Pterinochilus lugardi, the Fort Hall Baboon, is hands-down the most docile and easy-going Old World tarantula I’ve ever kept. Over the years I’ve had a number of specimens and have even been lucky enough to breed them.
Now I’ll be honest – Pterinochilus lugardi is not the most impressive of tarantulas. They’re a pale sandy or gray color, and reach quite a modest overall size. However in their own way I think they’re quite beautiful with all the speckling and markings on them. And I’ve found them to be so placid that they’re the easiest Old World tarantulas imaginable.
The spiderlings can be quite speedy, so for ease I’d suggest buying a juvenile if you can find one. These tend to slow down with size, making them more manageable.

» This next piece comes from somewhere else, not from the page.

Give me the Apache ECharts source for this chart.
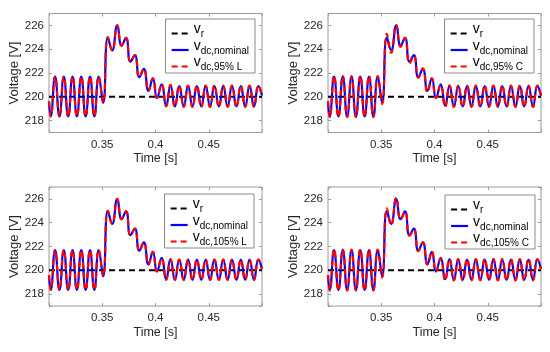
<!DOCTYPE html>
<html><head><meta charset="utf-8">
<script src="https://cdn.jsdelivr.net/npm/echarts@6/dist/echarts.min.js"></script>
<style>html,body{margin:0;padding:0;background:#fff}#c{width:550px;height:352px}</style>
</head><body><div id="c"></div>
<script>
// ---- data (extrema of the ripple, shared time stamps) ----
const tExt = [0.3000,0.3016,0.3057,0.3098,0.3139,0.3180,0.3221,0.3262,0.3303,0.3344,0.3385,0.3426,0.3467,
  0.3508,0.3553,0.3593,0.3641,0.3682,0.3723,0.3765,0.3806,0.3848,0.3890,0.3934,0.3975,0.4014,
  0.4058,0.4100,0.4141,0.4182,0.4223,0.4265,0.4306,0.4347,0.4388,0.4430,0.4471,0.4512,0.4553,
  0.4595,0.4636,0.4677,0.4718,0.4760,0.4801,0.4842,0.4883,0.4925,0.4966,0.5000];
const vNominal = [219.6,218.35,221.7,218.35,221.7,218.35,221.7,218.35,221.7,218.35,221.7,218.35,221.7,
  219.5,225.0,223.9,226.0,224.3,224.95,222.95,223.5,221.65,222.35,220.5,221.55,219.9,
  221.05,219.25,220.95,219.2,220.9,219.2,220.9,219.2,220.9,219.2,220.9,219.2,220.9,
  219.2,220.9,219.2,220.9,219.2,220.9,219.2,220.9,219.2,220.9,220.1];
const v95L = [219.6,218.35,221.7,218.35,221.7,218.35,221.7,218.35,221.7,218.35,221.7,218.35,221.7,
  219.5,225.0,223.9,226.0,224.3,224.95,222.95,223.5,221.65,222.35,220.5,221.55,219.9,
  221.05,219.2,221.0,219.15,220.95,219.15,220.95,219.15,220.95,219.15,220.95,219.15,220.95,
  219.15,220.95,219.15,220.95,219.15,220.95,219.15,220.95,219.15,220.95,220.1];
const v95C = [219.6,218.3,221.75,218.3,221.75,218.3,221.75,218.3,221.75,218.3,221.75,218.3,221.75,
  219.4,225.3,223.7,226.05,224.2,224.95,222.8,223.45,221.6,222.4,220.4,221.55,219.9,
  221.0,219.15,220.95,219.15,220.95,219.15,220.95,219.15,220.95,219.15,220.95,219.15,220.95,
  219.15,220.95,219.15,220.95,219.15,220.95,219.15,220.95,219.15,220.95,220.1];
const v105L = [219.6,218.35,221.7,218.35,221.7,218.35,221.7,218.35,221.7,218.35,221.7,218.35,221.7,
  219.5,225.0,223.9,226.0,224.3,224.95,222.95,223.5,221.65,222.35,220.5,221.55,219.9,
  221.0,219.2,220.9,219.2,220.9,219.2,220.9,219.2,220.9,219.2,220.9,219.2,220.9,
  219.2,220.9,219.2,220.9,219.2,220.9,219.2,220.9,219.2,220.9,220.1];
const v105C = [219.6,218.3,221.75,218.3,221.75,218.3,221.75,218.3,221.75,218.3,221.75,218.3,221.75,
  219.4,225.2,223.8,226.1,224.3,224.9,222.9,223.4,221.6,222.35,220.5,221.6,219.9,
  221.0,219.15,220.95,219.15,220.95,219.15,220.95,219.15,220.95,219.15,220.95,219.15,220.95,
  219.15,220.95,219.15,220.95,219.15,220.95,219.15,220.95,219.15,220.95,220.1];
const refT = [0.3, 0.5];
const refV = [220, 220];
const xTickLabels = ['0.35', '0.4', '0.45'];
const yTickLabels = ['218', '220', '222', '224', '226'];
const refName = 'vr';
const nomName = 'vdc,nominal';
const variantNames = ['vdc,95% L', 'vdc,95% C', 'vdc,105% L', 'vdc,105% C'];
const variantValues = [v95L, v95C, v105L, v105C];

// ---- layout ----
const FONT = 'Liberation Sans, Arial, Helvetica, sans-serif';
const TXT = '#262626';
const FRAME = '#9a9a9a';
const grids = [
  {left: 49, top: 13.5, width: 213, height: 119},
  {left: 328, top: 13.5, width: 213, height: 119},
  {left: 49, top: 187, width: 213, height: 119},
  {left: 328, top: 187, width: 213, height: 119}
];
const legendPos = [
  {right: 295, top: 19}, {right: 16, top: 19}, {right: 296, top: 194}, {right: 15, top: 195}
];

function pairs(ts, vs) { return ts.map((t, i) => [t, vs[i]]); }

const option = {animation: false, backgroundColor: '#fff',
  grid: [], xAxis: [], yAxis: [], series: [], legend: []};

grids.forEach((g, i) => {
  option.grid.push(Object.assign({show: true, borderColor: FRAME, borderWidth: 1, backgroundColor: 'transparent'}, g));
  const tick = {show: true, inside: true, length: 3, lineStyle: {color: FRAME, width: 1}};
  option.xAxis.push({
    gridIndex: i, type: 'value', min: 0.3, max: 0.5, interval: 0.05,
    axisLine: {show: false}, axisTick: tick, splitLine: {show: false},
    axisLabel: {margin: 6, fontSize: 11.5, color: TXT, fontFamily: FONT,
      formatter: v => { const s = String(+v.toFixed(2)); return xTickLabels.includes(s) ? s : ''; }},
    name: 'Time [s]', nameLocation: 'middle', nameGap: 20,
    nameTextStyle: {fontSize: 12.5, color: TXT, fontFamily: FONT}
  });
  option.xAxis.push({
    gridIndex: i, type: 'value', min: 0.3, max: 0.5, interval: 0.05, position: 'top',
    axisLine: {show: false}, axisTick: tick, splitLine: {show: false}, axisLabel: {show: false}
  });
  option.yAxis.push({
    gridIndex: i, type: 'value', min: 217, max: 227, splitNumber: 5,
    axisLine: {show: false}, axisTick: tick, splitLine: {show: false},
    axisLabel: {margin: 5, fontSize: 11.5, color: TXT, fontFamily: FONT,
      formatter: v => { const s = String(Math.round(v)); return (Math.abs(v - Math.round(v)) < 1e-6 && yTickLabels.includes(s)) ? s : ''; }},
    name: 'Voltage [V]', nameLocation: 'middle', nameGap: 27,
    nameTextStyle: {fontSize: 13, color: TXT, fontFamily: FONT}
  });
  option.yAxis.push({
    gridIndex: i, type: 'value', min: 217, max: 227, splitNumber: 5, position: 'right',
    axisLine: {show: false}, axisTick: tick, splitLine: {show: false}, axisLabel: {show: false}
  });
  const xa = i * 2, ya = i * 2;
  option.series.push({
    type: 'line', name: refName, xAxisIndex: xa, yAxisIndex: ya, data: pairs(refT, refV),
    symbol: 'none', lineStyle: {color: '#000', width: 2, type: [6, 4]}, itemStyle: {color: '#000'}
  });
  option.series.push({
    type: 'line', name: nomName, xAxisIndex: xa, yAxisIndex: ya, data: pairs(tExt, vNominal),
    symbol: 'none', smooth: 0.5, lineStyle: {color: '#0000ff', width: 2.2, type: 'solid'}, itemStyle: {color: '#0000ff'}
  });
  option.series.push({
    type: 'line', name: variantNames[i], xAxisIndex: xa, yAxisIndex: ya, data: pairs(tExt, variantValues[i]),
    symbol: 'none', smooth: 0.5, lineStyle: {color: '#ff0000', width: 2.2, type: [6, 4]}, itemStyle: {color: '#ff0000'}
  });
  option.legend.push(Object.assign({
    orient: 'vertical', data: [refName, nomName, variantNames[i]],
    backgroundColor: '#fff', borderColor: '#8a8a8a', borderWidth: 1, borderRadius: 0,
    padding: [3.5, 6, 0.5, 5], itemGap: -0.5, itemWidth: 17, itemHeight: 12, selectedMode: false,
    itemStyle: {opacity: 0},
    lineStyle: {width: 2.2, opacity: 1},
    formatter: n => '{v|v}{s|' + n.slice(1) + '}',
    textStyle: {color: '#000', fontFamily: FONT, rich: {
      v: {fontSize: 14, fontFamily: FONT, color: '#000', padding: [0, 0, 8, 0], verticalAlign: 'middle'},
      s: {fontSize: 10, fontFamily: FONT, color: '#000', padding: [2, 0, 0, 0], verticalAlign: 'middle'}
    }}
  }, legendPos[i]));
});

const chart = echarts.init(document.getElementById('c'), null, {renderer: 'canvas'});
chart.setOption(option);
</script>
</body></html>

Idiothele mira is another species that is reasonably even-tempered. Like the Fort Hall Baboon they’re also quite a modestly-sized species at adulthood. This means that even if you do get the odd threat-posture, it’s far less intimidating than from a much larger species like a Pelinobius muticus.
Where Idiothele mira stands out is the beautiful coloration, with those metallic blue tips to the legs. As you’d expect, however, this makes them more desirable than Pterinochilus lugardi, so the prices tend to be that bit higher.
Now I’ll be honest; I have had a few threat postures from my Harpactira pulchripes from time-to-time. But those are few and far between, and generally I find them quite easy to work with. I have one adult female which will happily take crickets from my tongs, with no signs of aggression at all.
As mentioned earlier, these are one of the most stunning Old World tarantulas in my opinion, and so tend to have a price tag to match. If you’re willing to stump up the readies, however, you won’t be disappointed.